World's Largest Telescope Mirror Moves to the LBT
Monday, 03 November 2003
The world’s most powerful optical telescope, which will allow astronomers to see planets
around nearby stars in our galaxy, took a giant step closer to completion late last week
when the first of its huge 27-foot diameter mirrors inched up a tortuous mountain road to
its new home at Arizona’s Mount Graham International Observatory.
The 18-ton borosilicate "honeycomb" mirror was escorted up the mountain by a team of scientists, engineers, police, and heavy-haul specialists to the Large Binocular Telescope (LBT) facility. The mirror and its all-steel transport box, which together weighed 55 tons, were transported over 122 miles of Interstate and state highway, then up the narrow hairpin turns of the 29-mile Swift Trail to the Mount Graham International Observatory (MGIO) high above Safford, Ariz.
The journey to 10,480-foot-high Emerald Peak was a two-stage, multi-day affair that required five months of intense planning and preparation. This included a full-scale trial run with a dummy mirror in September.
"Everyone is aware that there’s real glass in there this time," said J.T. Williams as the huge, yellow 48-wheeled transport rig rolled off pavement and onto the gravel road leading to the observatory. Williams, telescope assembly supervisor, walked every inch of the mountain road to inspect the surface and measure the turns during the transport operation.
Precision road grading by MGIO and Arizona Department of Transportation crews smoothed the worst of the washboard stretches of gravel, and haulers soon discovered that the near-vertical mirror load traveled best with a slight increase in speed over the washboard sections.
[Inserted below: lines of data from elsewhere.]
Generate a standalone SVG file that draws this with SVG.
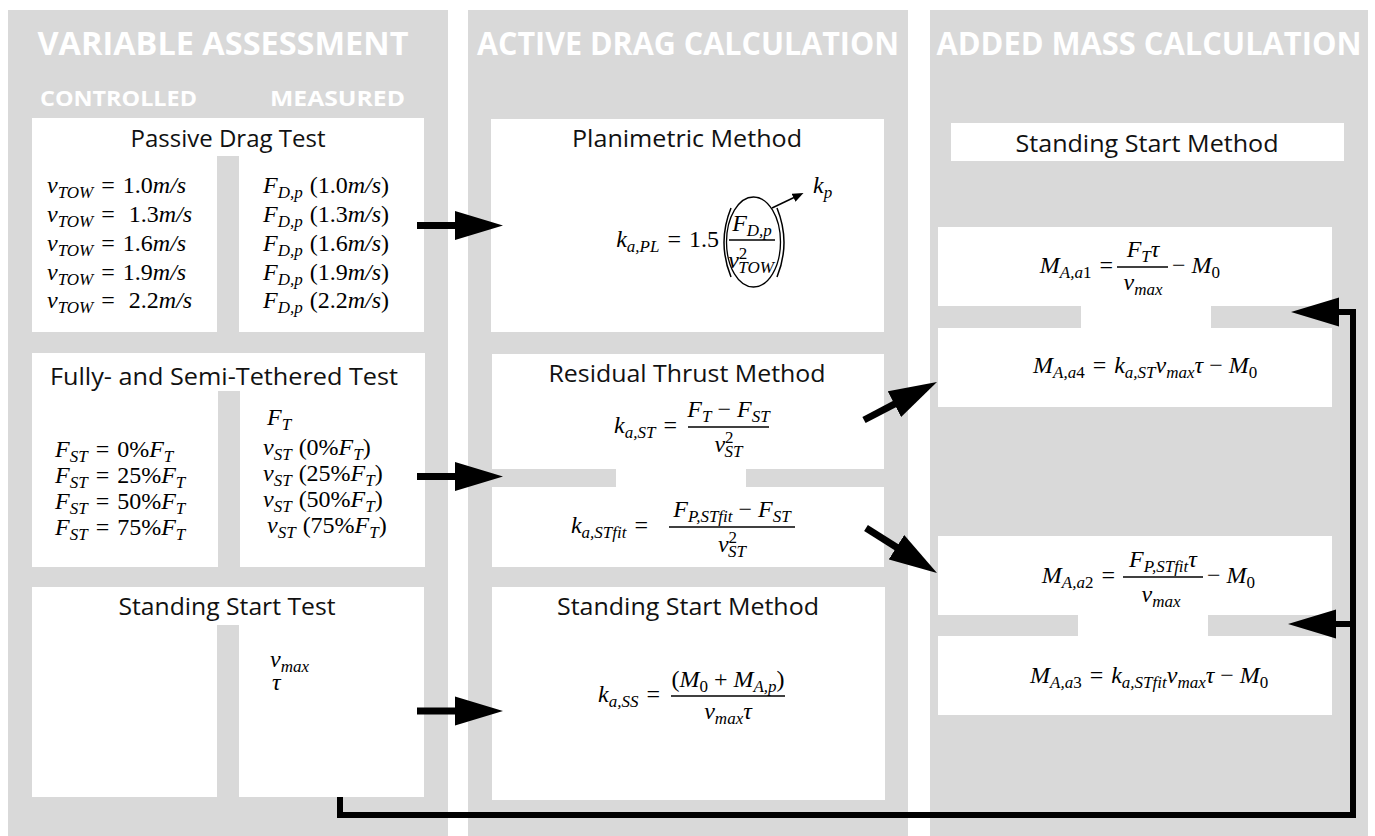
<svg xmlns="http://www.w3.org/2000/svg" width="1375" height="836" viewBox="0 0 1375 836">
<style>
.col{fill:#d9d9d9}
.box{fill:#fff}
.hdr{font-family:"Open Sans","Liberation Sans",sans-serif;font-weight:bold;fill:#fff;text-anchor:middle}
.ttl{font-family:"Open Sans","Liberation Sans",sans-serif;font-size:23px;fill:#111;text-anchor:middle}
.m{font-family:"Liberation Serif","DejaVu Serif",serif;font-size:24px;font-style:italic;fill:#000}
.n{font-style:normal}
.sb{font-size:17px}
.bar{stroke:#000;stroke-width:1.4}
.thick{stroke:#000;stroke-width:7;fill:none}
.ret{stroke:#000;stroke-width:6;fill:none;stroke-linejoin:miter}
</style>
<defs>
<marker id="ah" markerUnits="userSpaceOnUse" markerWidth="50" markerHeight="30" viewBox="0 0 50 30" refX="1" refY="15" orient="auto"><path d="M0,0.5 L48,15 L0,29.5 Z" fill="#000"/></marker>
<marker id="ahs" markerUnits="userSpaceOnUse" markerWidth="11" markerHeight="9" viewBox="0 0 11 9" refX="0.5" refY="4.5" orient="auto"><path d="M0,0 L11,4.5 L0,9 Z" fill="#000"/></marker>
</defs>
<rect width="1375" height="836" fill="#fff"/>

<g id="columns">
<rect class="col" x="8" y="10" width="440" height="826"/>
<rect class="col" x="468" y="10" width="440" height="826"/>
<rect class="col" x="930" y="10" width="438" height="826"/>
<text class="hdr" x="223" y="55" font-size="32" textLength="371" lengthAdjust="spacingAndGlyphs">VARIABLE ASSESSMENT</text>
<text class="hdr" x="688" y="55" font-size="32" textLength="422" lengthAdjust="spacingAndGlyphs">ACTIVE DRAG CALCULATION</text>
<text class="hdr" x="1149" y="55" font-size="32" textLength="425" lengthAdjust="spacingAndGlyphs">ADDED MASS CALCULATION</text>
<text class="hdr" x="118.5" y="106" font-size="22" textLength="157" lengthAdjust="spacingAndGlyphs">CONTROLLED</text>
<text class="hdr" x="337.5" y="106" font-size="22" textLength="135" lengthAdjust="spacingAndGlyphs">MEASURED</text>
</g>

<g id="passive-drag-test">
<path class="box" d="M32,118 H424 V332 H239 V156 H217 V332 H32 Z"/>
<text class="ttl" x="228" y="147" textLength="195" lengthAdjust="spacingAndGlyphs">Passive Drag Test</text>
<text class="m" x="47" y="193">v<tspan class="sb" dy="5">TOW</tspan><tspan class="n" dy="-5" dx="8">=</tspan><tspan class="n" dx="8">1.0</tspan>m/s</text>
<text class="m" x="47" y="222">v<tspan class="sb" dy="5">TOW</tspan><tspan class="n" dy="-5" dx="8">=</tspan><tspan class="n" dx="14">1.3</tspan>m/s</text>
<text class="m" x="47" y="251">v<tspan class="sb" dy="5">TOW</tspan><tspan class="n" dy="-5" dx="8">=</tspan><tspan class="n" dx="8">1.6</tspan>m/s</text>
<text class="m" x="47" y="280">v<tspan class="sb" dy="5">TOW</tspan><tspan class="n" dy="-5" dx="8">=</tspan><tspan class="n" dx="8">1.9</tspan>m/s</text>
<text class="m" x="47" y="308">v<tspan class="sb" dy="5">TOW</tspan><tspan class="n" dy="-5" dx="8">=</tspan><tspan class="n" dx="14">2.2</tspan>m/s</text>
<text class="m" x="263" y="193">F<tspan class="sb" dy="5">D,p</tspan><tspan class="n" dy="-5" dx="7">(1.0</tspan>m/s<tspan class="n">)</tspan></text>
<text class="m" x="263" y="222">F<tspan class="sb" dy="5">D,p</tspan><tspan class="n" dy="-5" dx="7">(1.3</tspan>m/s<tspan class="n">)</tspan></text>
<text class="m" x="263" y="251">F<tspan class="sb" dy="5">D,p</tspan><tspan class="n" dy="-5" dx="7">(1.6</tspan>m/s<tspan class="n">)</tspan></text>
<text class="m" x="263" y="280">F<tspan class="sb" dy="5">D,p</tspan><tspan class="n" dy="-5" dx="7">(1.9</tspan>m/s<tspan class="n">)</tspan></text>
<text class="m" x="263" y="308">F<tspan class="sb" dy="5">D,p</tspan><tspan class="n" dy="-5" dx="7">(2.2</tspan>m/s<tspan class="n">)</tspan></text>
</g>

<g id="tethered-test">
<path class="box" d="M32,353 H425 V567 H240 V391 H218 V567 H32 Z"/>
<text class="ttl" x="224" y="385" textLength="348" lengthAdjust="spacingAndGlyphs">Fully- and Semi-Tethered Test</text>
<text class="m" x="55" y="457">F<tspan class="sb" dy="5">ST</tspan><tspan class="n" dy="-5" dx="8">=</tspan><tspan class="n" dx="8">0%</tspan>F<tspan class="sb" dy="5">T</tspan></text>
<text class="m" x="55" y="483">F<tspan class="sb" dy="5">ST</tspan><tspan class="n" dy="-5" dx="8">=</tspan><tspan class="n" dx="8">25%</tspan>F<tspan class="sb" dy="5">T</tspan></text>
<text class="m" x="55" y="509">F<tspan class="sb" dy="5">ST</tspan><tspan class="n" dy="-5" dx="8">=</tspan><tspan class="n" dx="8">50%</tspan>F<tspan class="sb" dy="5">T</tspan></text>
<text class="m" x="55" y="535">F<tspan class="sb" dy="5">ST</tspan><tspan class="n" dy="-5" dx="8">=</tspan><tspan class="n" dx="8">75%</tspan>F<tspan class="sb" dy="5">T</tspan></text>
<text class="m" x="267" y="425">F<tspan class="sb" dy="5">T</tspan></text>
<text class="m" x="263" y="455">v<tspan class="sb" dy="5">ST</tspan><tspan class="n" dy="-5" dx="7">(0%</tspan>F<tspan class="sb" dy="5">T</tspan><tspan class="n" dy="-5">)</tspan></text>
<text class="m" x="263" y="481">v<tspan class="sb" dy="5">ST</tspan><tspan class="n" dy="-5" dx="7">(25%</tspan>F<tspan class="sb" dy="5">T</tspan><tspan class="n" dy="-5">)</tspan></text>
<text class="m" x="263" y="507">v<tspan class="sb" dy="5">ST</tspan><tspan class="n" dy="-5" dx="7">(50%</tspan>F<tspan class="sb" dy="5">T</tspan><tspan class="n" dy="-5">)</tspan></text>
<text class="m" x="267" y="533">v<tspan class="sb" dy="5">ST</tspan><tspan class="n" dy="-5" dx="7">(75%</tspan>F<tspan class="sb" dy="5">T</tspan><tspan class="n" dy="-5">)</tspan></text>
</g>

<g id="standing-start-test">
<path class="box" d="M32,587 H424 V797 H239 V625 H217 V797 H32 Z"/>
<text class="ttl" x="227" y="615" textLength="217" lengthAdjust="spacingAndGlyphs">Standing Start Test</text>
<text class="m" x="270" y="667">v<tspan class="sb" dy="5">max</tspan></text>
<text class="m" x="272" y="690">τ</text>
</g>

<g id="planimetric-method">
<rect class="box" x="491" y="119" width="393" height="213"/>
<text class="ttl" x="687" y="147" textLength="230" lengthAdjust="spacingAndGlyphs">Planimetric Method</text>
<text class="m" x="719" y="247" text-anchor="end">k<tspan class="sb" dy="5">a,PL</tspan><tspan class="n" dy="-5" dx="8">=</tspan><tspan class="n" dx="8">1.5</tspan></text>
<path d="M731,208 Q717,242.5 731,277" fill="none" stroke="#000" stroke-width="1.5"/>
<path d="M777,208 Q791,242.5 777,277" fill="none" stroke="#000" stroke-width="1.5"/>
<text class="m" x="752" y="231" text-anchor="middle">F<tspan class="sb" dy="5">D,p</tspan></text>
<line class="bar" x1="729" y1="240" x2="775" y2="240"/>
<text class="m" x="751" y="268" text-anchor="middle">v<tspan class="sb n" dy="-9">2</tspan><tspan class="sb" dx="-9" dy="14">TOW</tspan></text>
<ellipse cx="753.5" cy="242" rx="27" ry="45" fill="none" stroke="#000" stroke-width="1.3"/>
<line x1="772" y1="208" x2="794" y2="197.5" stroke="#000" stroke-width="1.4" marker-end="url(#ahs)"/>
<text class="m" x="813" y="193">k<tspan class="sb" dy="5">p</tspan></text>
</g>

<g id="residual-thrust-method">
<path class="box" d="M492,354 H884 V469 H746 V487 H884 V567 H492 V487 H616 V469 H492 Z"/>
<text class="ttl" x="687" y="382" textLength="277" lengthAdjust="spacingAndGlyphs">Residual Thrust Method</text>
<text class="m" x="677" y="433" text-anchor="end">k<tspan class="sb" dy="5">a,ST</tspan><tspan class="n" dy="-5" dx="8">=</tspan></text>
<text class="m" x="728.5" y="417" text-anchor="middle">F<tspan class="sb" dy="5">T</tspan><tspan class="n" dy="-5" dx="6">−</tspan><tspan dx="6">F</tspan><tspan class="sb" dy="5">ST</tspan></text>
<line class="bar" x1="688" y1="427" x2="769" y2="427"/>
<text class="m" x="728.5" y="452" text-anchor="middle">v<tspan class="sb n" dy="-9">2</tspan><tspan class="sb" dx="-9" dy="14">ST</tspan></text>
<text class="m" x="648" y="533" text-anchor="end">k<tspan class="sb" dy="5">a,STfit</tspan><tspan class="n" dy="-5" dx="8">=</tspan></text>
<text class="m" x="732" y="517" text-anchor="middle">F<tspan class="sb" dy="5">P,STfit</tspan><tspan class="n" dy="-5" dx="6">−</tspan><tspan dx="6">F</tspan><tspan class="sb" dy="5">ST</tspan></text>
<line class="bar" x1="669" y1="527" x2="795" y2="527"/>
<text class="m" x="732" y="552" text-anchor="middle">v<tspan class="sb n" dy="-9">2</tspan><tspan class="sb" dx="-9" dy="14">ST</tspan></text>
</g>

<g id="standing-start-method">
<rect class="box" x="492" y="587" width="393" height="213"/>
<text class="ttl" x="688" y="615" textLength="262" lengthAdjust="spacingAndGlyphs">Standing Start Method</text>
<text class="m" x="660" y="702" text-anchor="end">k<tspan class="sb" dy="5">a,SS</tspan><tspan class="n" dy="-5" dx="8">=</tspan></text>
<text class="m" x="728" y="687" text-anchor="middle"><tspan class="n">(</tspan>M<tspan class="sb n" dy="5">0</tspan><tspan class="n" dy="-5" dx="6">+</tspan><tspan dx="6">M</tspan><tspan class="sb" dy="5">A,p</tspan><tspan class="n" dy="-5">)</tspan></text>
<line class="bar" x1="671" y1="696" x2="785" y2="696"/>
<text class="m" x="728" y="719" text-anchor="middle">v<tspan class="sb" dy="5">max</tspan><tspan dy="-5">τ</tspan></text>
</g>

<g id="added-mass-header">
<rect class="box" x="951" y="123" width="393" height="38"/>
<text class="ttl" x="1147" y="152" textLength="263" lengthAdjust="spacingAndGlyphs">Standing Start Method</text>
</g>

<g id="added-mass-a1-a4">
<path class="box" d="M938,227 H1332 V306 H1211 V328 H1332 V407 H938 V328 H1081 V306 H938 Z"/>
<text class="m" x="1113" y="273" text-anchor="end">M<tspan class="sb" dy="5">A,a<tspan class="n">1</tspan></tspan><tspan class="n" dy="-5" dx="8">=</tspan></text>
<text class="m" x="1143" y="257" text-anchor="middle">F<tspan class="sb" dy="5">T</tspan><tspan dy="-5">τ</tspan></text>
<line class="bar" x1="1117" y1="267" x2="1168" y2="267"/>
<text class="m" x="1143" y="290" text-anchor="middle">v<tspan class="sb" dy="5">max</tspan></text>
<text class="m" x="1172" y="273"><tspan class="n">−</tspan><tspan dx="6">M</tspan><tspan class="sb n" dy="5">0</tspan></text>
<text class="m" x="1033" y="373">M<tspan class="sb" dy="5">A,a<tspan class="n">4</tspan></tspan><tspan class="n" dy="-5" dx="8">=</tspan><tspan dx="8">k</tspan><tspan class="sb" dy="5">a,ST</tspan><tspan dy="-5">v</tspan><tspan class="sb" dy="5">max</tspan><tspan dy="-5">τ</tspan><tspan class="n" dx="6">−</tspan><tspan dx="6">M</tspan><tspan class="sb n" dy="5">0</tspan></text>
</g>

<g id="added-mass-a2-a3">
<path class="box" d="M938,536 H1332 V615 H1208 V636 H1332 V715 H938 V636 H1078 V615 H938 Z"/>
<text class="m" x="1115" y="583" text-anchor="end">M<tspan class="sb" dy="5">A,a<tspan class="n">2</tspan></tspan><tspan class="n" dy="-5" dx="8">=</tspan></text>
<text class="m" x="1163" y="567" text-anchor="middle">F<tspan class="sb" dy="5">P,STfit</tspan><tspan dy="-5">τ</tspan></text>
<line class="bar" x1="1123" y1="577" x2="1203" y2="577"/>
<text class="m" x="1161" y="602" text-anchor="middle">v<tspan class="sb" dy="5">max</tspan></text>
<text class="m" x="1207" y="583"><tspan class="n">−</tspan><tspan dx="6">M</tspan><tspan class="sb n" dy="5">0</tspan></text>
<text class="m" x="1030" y="683">M<tspan class="sb" dy="5">A,a<tspan class="n">3</tspan></tspan><tspan class="n" dy="-5" dx="8">=</tspan><tspan dx="8">k</tspan><tspan class="sb" dy="5">a,STfit</tspan><tspan dy="-5">v</tspan><tspan class="sb" dy="5">max</tspan><tspan dy="-5">τ</tspan><tspan class="n" dx="6">−</tspan><tspan dx="6">M</tspan><tspan class="sb n" dy="5">0</tspan></text>
</g>

<g id="connectors">
<line class="thick" x1="417" y1="225.5" x2="456" y2="225.5" marker-end="url(#ah)"/>
<line class="thick" x1="417" y1="476.5" x2="456" y2="476.5" marker-end="url(#ah)"/>
<line class="thick" x1="417" y1="711" x2="456" y2="711" marker-end="url(#ah)"/>
<line class="thick" x1="864" y1="420" x2="895.3" y2="403.7" marker-end="url(#ah)"/>
<line class="thick" x1="866" y1="528" x2="897.3" y2="547.8" marker-end="url(#ah)"/>
<polyline class="ret" points="340,797 340,815 1353,815 1353,312 1338,312" marker-end="url(#ah)"/>
<line class="ret" x1="1353" y1="624" x2="1335" y2="624" marker-end="url(#ah)"/>
</g>
</svg>
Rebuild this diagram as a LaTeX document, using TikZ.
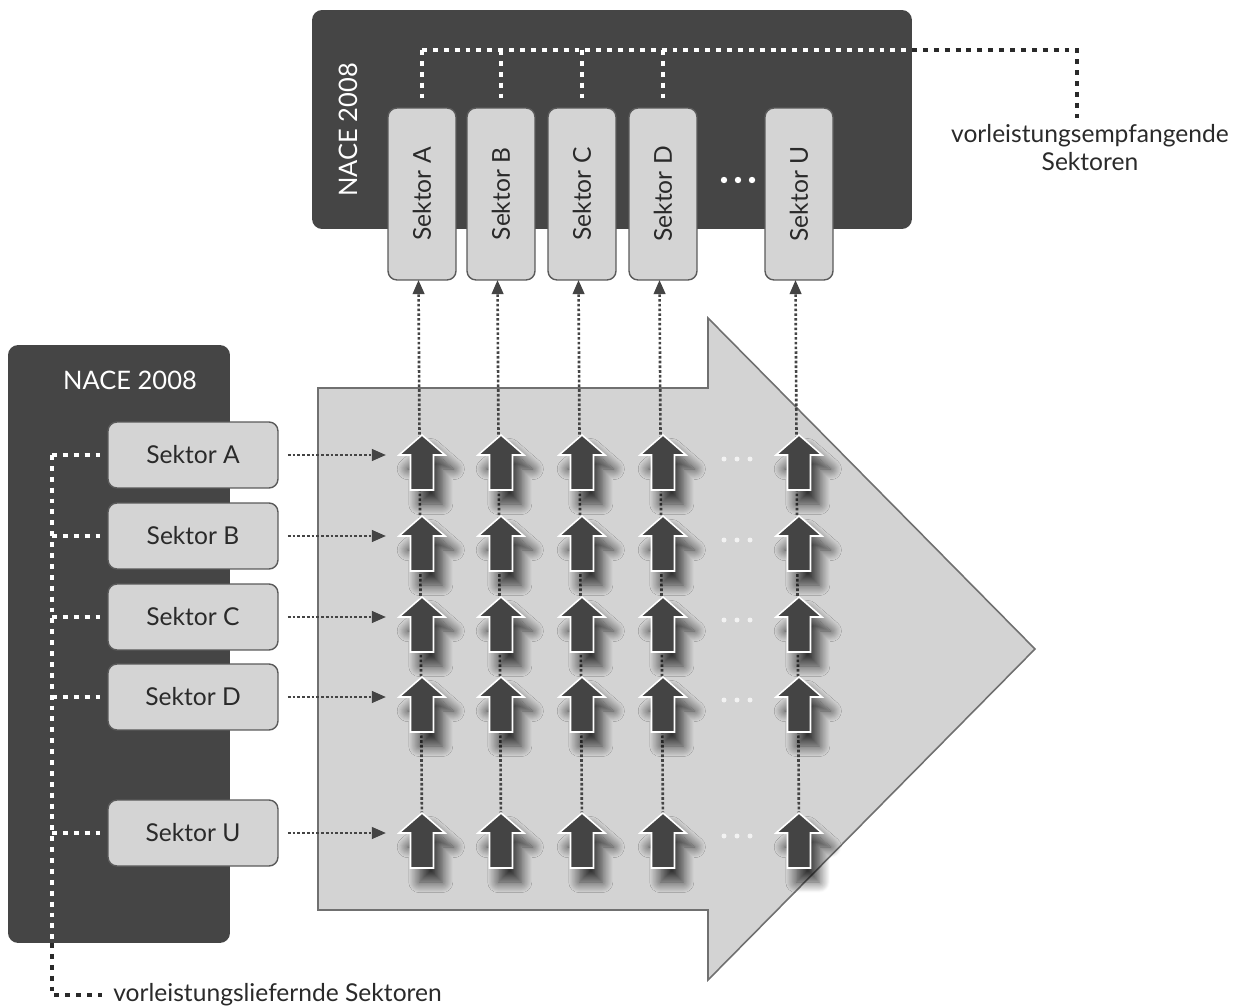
\documentclass[tikz,border=0pt]{standalone}
\usepackage{fontspec}
\setmainfont{Lato}
\usetikzlibrary{arrows.meta,shadows.blur}
\definecolor{panel}{HTML}{454545}
\definecolor{boxfill}{HTML}{D4D4D4}
\definecolor{boxline}{HTML}{5A5A5A}
\definecolor{bigfill}{HTML}{D3D3D3}
\definecolor{bigline}{HTML}{707070}
\definecolor{arrowdark}{HTML}{444444}
\definecolor{txt}{HTML}{2A2A2A}
\begin{document}
\begin{tikzpicture}[x=0.02cm,y=0.02cm,
  panelbox/.style={fill=panel, draw=none, rounded corners=0.2cm, inner sep=0pt, outer sep=0pt},
  hbox/.style={fill=boxfill, draw=boxline, line width=0.8pt, rounded corners=0.18cm,
     minimum width=3.4cm, minimum height=1.32cm, inner sep=0pt, outer sep=0pt, text=txt,
     font=\fontsize{14}{16}\selectfont},
  vbox/.style={hbox, minimum width=3.44cm, minimum height=1.36cm, rotate=90},
  paneltext/.style={text=white, font=\fontsize{14.5}{16}\selectfont, inner sep=0pt},
  labeltext/.style={text=txt, font=\fontsize{14}{16}\selectfont, inner sep=0pt, align=center},
  wdot/.style={draw=white, line width=2.8pt, dash pattern=on 2.8pt off 3.4pt},
  bdot/.style={draw=txt, line width=2.8pt, dash pattern=on 2.8pt off 3.4pt},
  thindot/.style={draw=arrowdark, line width=1.5pt, dash pattern=on 1.5pt off 1.2pt,
     -{Triangle[length=8pt,width=6.5pt]}},
  smallarr/.style={fill=arrowdark, draw=white, line width=0.9pt,
     blur shadow={shadow xshift=5pt, shadow yshift=-8pt, shadow blur radius=6pt,
       shadow blur steps=12, shadow opacity=75}},
  griddot/.style={fill=white!95!black, draw=none},
]
\useasboundingbox (0,0) rectangle (1238,-1007);

% big background arrow
\path[fill=bigfill, draw=bigline, line width=0.9pt]
  (318,-388) -- (708,-388) -- (708,-318) -- (1035,-649) -- (708,-980) -- (708,-910) -- (318,-910) -- cycle;

% panels
\node[panelbox, minimum width=12cm, minimum height=4.38cm] (toppanel) at (612,-119.5) {};
\node[panelbox, minimum width=4.44cm, minimum height=11.96cm] (leftpanel) at (119,-644) {};
\node[paneltext, rotate=90] (toptitle) at (348,-130) {NACE 2008};
\node[paneltext] (lefttitle) at (130,-380) {NACE 2008};

% top (receiving) sector boxes
\node[vbox] (t1) at (422,-194) {Sektor A};
\node[vbox] (t2) at (501,-194) {Sektor B};
\node[vbox] (t3) at (582,-194) {Sektor C};
\node[vbox] (t4) at (663,-194) {Sektor D};
\node[vbox] (t5) at (799,-194) {Sektor U};
\foreach \dx in {-14,0,14} \fill[white] (738+\dx,-180) circle (3.2);

% top dotted bracket
\coordinate (hl) at (422,-50);
\coordinate (hr) at (912,-50);
\coordinate (hc) at (1077,-50);
\coordinate (hd) at (1077,-118);
\draw[wdot] (hl) -- (hr);
\draw[bdot] (hr) -- (hc) -- (hd);
\foreach \i in {1,2,3,4} \draw[wdot] (t\i.east |- hl) -- (t\i.east |- 0,-102);
\node[labeltext, anchor=north] (reclabel) at (1090,-124) {vorleistungsempfangende\\Sektoren};

% left (supplying) sector boxes
\node[hbox] (l1) at (193,-455) {Sektor A};
\node[hbox] (l2) at (193,-536) {Sektor B};
\node[hbox] (l3) at (193,-617) {Sektor C};
\node[hbox] (l4) at (193,-697) {Sektor D};
\node[hbox] (l5) at (193,-833) {Sektor U};

% left dotted bracket
\coordinate (vt) at (52,-455);
\coordinate (vb) at (52,-943);
\coordinate (vc) at (52,-995);
\coordinate (ve) at (102,-995);
\draw[wdot] (vt) -- (vb);
\draw[bdot] (vb) -- (vc) -- (ve);
\foreach \j in {1,...,5} \draw[wdot] (vt |- l\j.west) -- ([xshift=-0.16cm]l\j.west);
\node[labeltext, anchor=west] (suplabel) at (113,-995) {vorleistungsliefernde Sektoren};

% grid coordinates
\foreach \cx [count=\i] in {422,501,582,663,799}
  \foreach \ry [count=\j] in {455,536,617,697,833}
    \coordinate (g\i\j) at (\cx,-\ry);

% vertical dotted arrows to receiving sectors
\foreach \i in {1,...,5} \draw[thindot] (g\i5) -- ([xshift=-2pt]t\i.west);

% horizontal dotted arrows from supplying sectors
\foreach \ry [count=\j] in {455,536,617,697,833} {
  \coordinate (h\j) at (386,-\ry);
  \draw[thindot] ([xshift=0.2cm]l\j.east) -- (h\j);
}

% small block arrows
\foreach \cx [count=\i] in {422,501,582,663,799}
  \foreach \ry [count=\j] in {455,536,617,697,833}
    \path[smallarr, shift={(\cx,-\ry)}]
      (0,20) -- (23,0) -- (11.5,0) -- (11.5,-35) -- (-11.5,-35) -- (-11.5,0) -- (-23,0) -- cycle;

% dots in grid
\foreach \ry in {459,540,620,700,836}
  \foreach \dx in {-13,0,13} \fill[griddot] (737+\dx,-\ry) circle (2.5);
\end{tikzpicture}
\end{document}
The mirror’s journey to Mount Graham began on Thursday, Oct. 23, when the Mirror Lab team and workers from Precision Heavy Haul, Inc. (PHH) loaded the mirror transport box and its precious cargo at UA’s Mirror Lab, which is located in the campus football stadium. The mirror-carrying convoy pulled out of the lab hours before dawn on Friday, accompanied by a 25-vehicle police escort that was organized by Mike Thomas of the UA Police Department. The police car-and-motorcycle escort formed a rolling blockade as the mirror rolled down I-10 and State Highway 191. They provided both traffic and mirror safety as the convoy averaged 45 mph to the MGIO base camp at the base of the Pinaleno Mountains.
Last Monday, Oct. 27, the team at base camp transferred the mirror to PHH’s Goldhofer trailer for the three-day, 29-mile journey to the telescope’s home on Emerald Peak. This 8,000-foot climb was made at about one mile per hour.